‘Pretty terrible year’ for meat company

A tough year for farmers, a tough year for Alliance Group.

The meat company is facing its worst financial result since 2012, when it posted its first operating loss in 20 years.

Last year, it achieved a record profit before provisions, distribution and tax of $117.2 million.

Chairman Murray Taggart, who is in the midst of roadshow meetings around the country to update and meet shareholders, said the mood from farmers was fairly subdued.

But they also understood international markets "are what they are" and the company was limited in its ability to "swim against the tide".

The company’s financial result, due to be announced next month, was very disappointing and followed a "pretty terrible year". The international price fell very rapidly from October through to December and there was a inventory write-down of $55 million.

Real estate and debt crises in China, coupled with youth unemployment had led to a consumer confidence crisis.

A flood of Australian product coming on the market was also very unhelpful at the same time that markets were weak.

In New Zealand, there had also been discussion about southern drought, caused by La Nina.

Farmers needed to get stock killed and Alliance thought it was "doing the right thing" to provide that service — and then it rained.

There were a lot of people worldwide grappling with high inflation and high interest rates.

The company did not have a clear timeline for when the situation would improve, but Christmas sales, followed by the Chinese New Year, would give a good indicator "whether green shoots are out there or not", he said.

Beef had not had the hit that sheepmeat has had.

While there had been impact from China, a strong market in the United States had offset that, while venison had "picked up a bit".

Positively, Alliance was seeing some opportunities to capture more value for its core products.

It had been restricted in terms of its ability to maximise chilled products, but there were more opportunities now that logistics had reverted to normal.
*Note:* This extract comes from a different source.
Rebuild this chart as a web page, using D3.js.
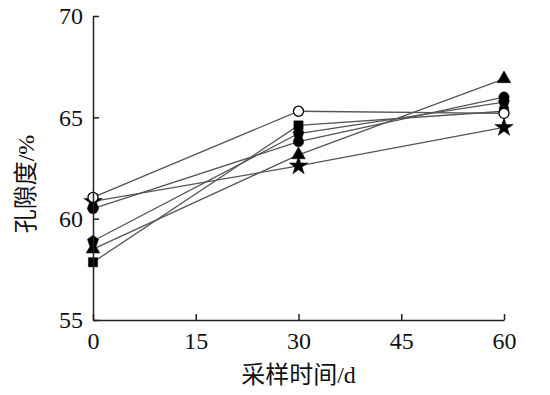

There were some exciting opportunities around co-products and the ability for freeze-dried organs in the nutraceutical market, and Alliance had received approval to export female reproductive tissue from cattle as freeze-dried powder.

It cost the company $51/kg to produce and its first sale was concluded about three weeks ago, and $251/kg was achieved.

That was material which was previously rendered for "a few cents a kilogram".

The company was looking at all products and seeing where it could get the best returns.

"What we’ve got to do is capture more value for every head chopped off," Mr Taggart said.

Changes had been made to its loyalty structure and that meant not quite so much was going to its larger volume suppliers and the base schedule for smaller suppliers had been lifted.

Planting of "good sheep and beef land" into trees continued to be of "real concern" and it was frustrating that New Zealand was one of only two countries — the other is Kazakhstan — that allowed 100% offsetting in their carbon pricing mechanism.

No lawmakers had said they were going to address it.

The blame was not on farmers, as they had to do the best they could for the situation they were in, Mr Taggart said.